What is a photonic chip, and should electronics be worried?

What is a photonic chip, and should electronics be worried? What is a photonic chip, and should electronics be worried?
AI-generated image from Adobe Stock

Photonic chips use light, rather than electricity, to move and process information. Instead of relying on electrons flowing through wires, these chips guide tiny packets of light, known as photons, through microscopic structures etched into a chip.

The appeal is straightforward. Light can carry large amounts of data with low loss and minimal interference, making photonic chips attractive for applications where speed, bandwidth, and energy efficiency matter. Electronic chips, which rely on electrons moving through silicon, remain essential for logic and control, but photonics offers a different way to handle data-heavy tasks.

Rather than replacing electronics entirely, photonic chips are increasingly used alongside them, each doing what it does best.

Lighting the way: how photonic chips work

Photonic chips process information by manipulating light as it travels through waveguides built into the chip. These waveguides act like optical highways, directing photons through components such as modulators, filters, and detectors.

By adjusting properties including wavelength, phase, and intensity, the chip can encode and transmit information with high precision. Multiple data streams can also travel at the same time using different wavelengths of light, allowing a single waveguide to carry far more information than an electrical wire.

Electronic chips work very differently. They process information using electrical signals created by electrons, the negatively charged particles that move through carefully engineered silicon structures. These signals switch transistors on and off to perform calculations and move data around a processor.

Both approaches are highly refined, but they are optimised for different jobs.

Material world: what photonic chips are made of

Electronic integrated circuits are built almost entirely on silicon. Photonic integrated circuits, or PICs, are more varied, using different materials depending on the function required.

Several platforms are widely used.

Indium phosphide PICs can generate, amplify, control, and detect light directly on the chip. This makes them well-suited to optical communications and sensing, where integrated lasers are essential.

Silicon nitride PICs are known for their wide spectral range and very low optical losses. These characteristics make them useful in applications such as spectrometry, biosensing, artificial intelligence, and some quantum systems.

Silicon photonics is best described as a technology platform rather than a single material. It combines silicon-based photonic components, often alongside materials such as silicon nitride, with standard CMOS fabrication processes. This compatibility allows photonic circuits to be manufactured using existing semiconductor infrastructure and integrated closely with electronic chips.

Made like microchips, but with a twist

The fabrication of photonic ICs looks familiar to anyone used to electronic chip manufacturing. Techniques such as photolithography, etching, and material deposition are used to define features on wafers at very small scales.

The challenge lies in precision. Light is sensitive to tiny imperfections, so waveguides and optical components must be fabricated with extremely tight tolerances. This is one reason why material choice and process control are so important in photonics.

Why bother with light?

The main advantages of photonic chips are bandwidth, energy efficiency, and signal integrity.
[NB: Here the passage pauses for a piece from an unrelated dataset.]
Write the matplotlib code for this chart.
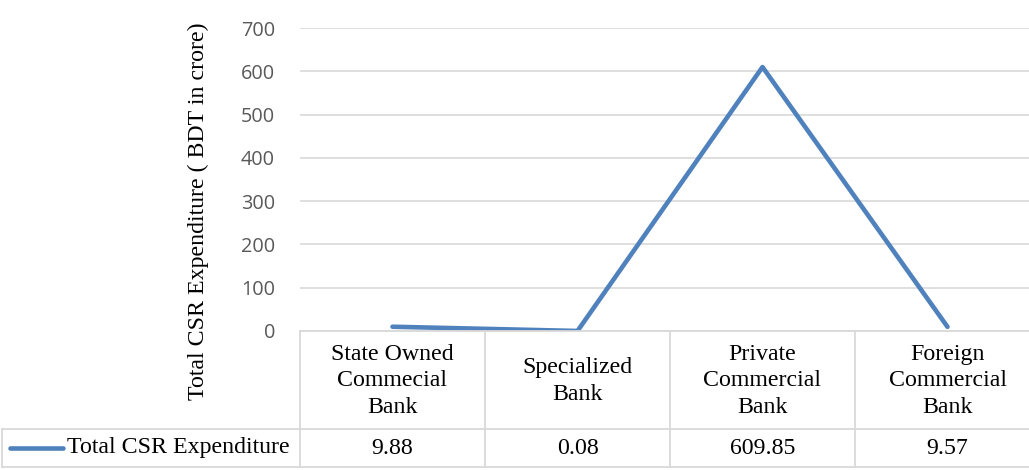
import matplotlib
matplotlib.use("Agg")
import matplotlib.pyplot as plt
from matplotlib.lines import Line2D
from matplotlib.transforms import blended_transform_factory

# Data
categories = ["State Owned\nCommecial\nBank", "Specialized\nBank",
              "Private\nCommercial\nBank", "Foreign\nCommercial\nBank"]
values = [9.88, 0.08, 609.85, 9.57]
value_labels = ["9.88", "0.08", "609.85", "9.57"]
series_name = "Total CSR Expenditure"
y_ticks = [0, 100, 200, 300, 400, 500, 600, 700]
y_label = "Total CSR Expenditure ( BDT in crore)"

W, H = 1029, 470
DPI = 100
LINE_COLOR = "#4f81bd"
GRID_COLOR = "#d9d9d9"
SERIF = "Liberation Serif"
TICK_FONT = "Open Sans"
TXT_SIZE = 17.2

fig = plt.figure(figsize=(W / DPI, H / DPI), dpi=DPI)


def fx(px):
    return px / W


def fy(py):
    return 1 - py / H


# Plot area (pixel geometry; the last column runs past the right edge)
ax_left, ax_right, ax_top, ax_bottom = 300, 1040, 28, 331
ax = fig.add_axes([fx(ax_left), fy(ax_bottom),
                   fx(ax_right - ax_left), (ax_bottom - ax_top) / H])
x = list(range(len(values)))
ax.plot(x, values, color=LINE_COLOR, lw=3.3, solid_capstyle="round",
        solid_joinstyle="round")
ax.set_xlim(-0.5, len(values) - 0.5)
ax.set_ylim(0, 700)
ax.set_yticks(y_ticks)
ax.set_yticklabels([str(t) for t in y_ticks], fontfamily=TICK_FONT,
                   fontsize=14.3, color="#595959")
ax.tick_params(axis="y", length=0, pad=18)
ax.set_xticks([])
ax.grid(axis="y", color=GRID_COLOR, lw=1.2)
ax.set_axisbelow(True)
for s in ax.spines.values():
    s.set_visible(False)

# Y axis title
fig.text(fx(198), fy(211), y_label, rotation=90, ha="center", va="center",
         fontfamily=SERIF, fontsize=TXT_SIZE, color="black")

# Data table below the plot area
trans = blended_transform_factory(ax.transData, fig.transFigure)
row_top, row_mid, row_bot = fy(331), fy(429), fy(467)
n = len(values)
lw_tab = 1.3

# horizontal rules
fig.add_artist(Line2D([-0.5, n - 0.5], [row_top, row_top], transform=trans,
                      color=GRID_COLOR, lw=lw_tab))
fig.add_artist(Line2D([fx(2), fx(ax_right)], [row_mid, row_mid],
                      transform=fig.transFigure, color=GRID_COLOR, lw=lw_tab))
fig.add_artist(Line2D([fx(2), fx(ax_right)], [row_bot, row_bot],
                      transform=fig.transFigure, color=GRID_COLOR, lw=lw_tab))
# vertical rules
for i in range(n + 1):
    fig.add_artist(Line2D([i - 0.5, i - 0.5], [row_bot, row_top], transform=trans,
                          color=GRID_COLOR, lw=lw_tab))
fig.add_artist(Line2D([fx(2), fx(2)], [row_bot, row_mid],
                      transform=fig.transFigure, color=GRID_COLOR, lw=lw_tab))

# header and value cells
for i in range(n):
    fig.text(i, (row_top + row_mid) / 2 - 0.002, categories[i], transform=trans,
             ha="center", va="center", fontfamily=SERIF, fontsize=TXT_SIZE,
             linespacing=1.34, color="black")
    fig.text(i, (row_mid + row_bot) / 2, value_labels[i], transform=trans,
             ha="center", va="center", fontfamily=SERIF, fontsize=TXT_SIZE,
             color="black")

# legend key in the row label cell
key_y = (row_mid + row_bot) / 2
fig.add_artist(Line2D([fx(10), fx(63)], [key_y, key_y], transform=fig.transFigure,
                      color=LINE_COLOR, lw=3.3, solid_capstyle="round"))
fig.text(fx(67), key_y, series_name, ha="left", va="center",
         fontfamily=SERIF, fontsize=TXT_SIZE, color="black")

fig.savefig("out.png", dpi=DPI)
Electronic chips generate heat as electrons encounter resistance while moving through circuits and as transistors switch states. Managing this heat is one of the biggest challenges in modern processors.

Photonic chips, by contrast, guide light through optical waveguides that do not suffer from electrical resistance. While photonic systems still consume power, particularly for light sources and control electronics, they can move large volumes of data using less energy per bit.

Light is also immune to electromagnetic interference, which helps maintain signal quality at high data rates. This makes photonics particularly effective for moving data over short and medium distances, such as between processors or across data centre infrastructure.

Another key benefit is parallelism. By using multiple wavelengths of light at the same time, photonic chips can transmit many data streams simultaneously, increasing overall throughput without increasing physical complexity.

Where photonic chips shine

Because of these characteristics, photonic chips are especially attractive in data centres, where energy use and heat management are constant concerns. They are also widely used in telecommunications, medical diagnostics, sensing, and emerging quantum technologies.

As demand for computing performance grows alongside pressure to reduce energy consumption, interest in PICs continues to increase. Industry groups estimate that the photonic chip market could reach hundreds of millions of units by 2030, with longer-term potential extending well beyond that figure.

Electronics is not going away, but in a world that moves more data every year, light is becoming a very useful partner.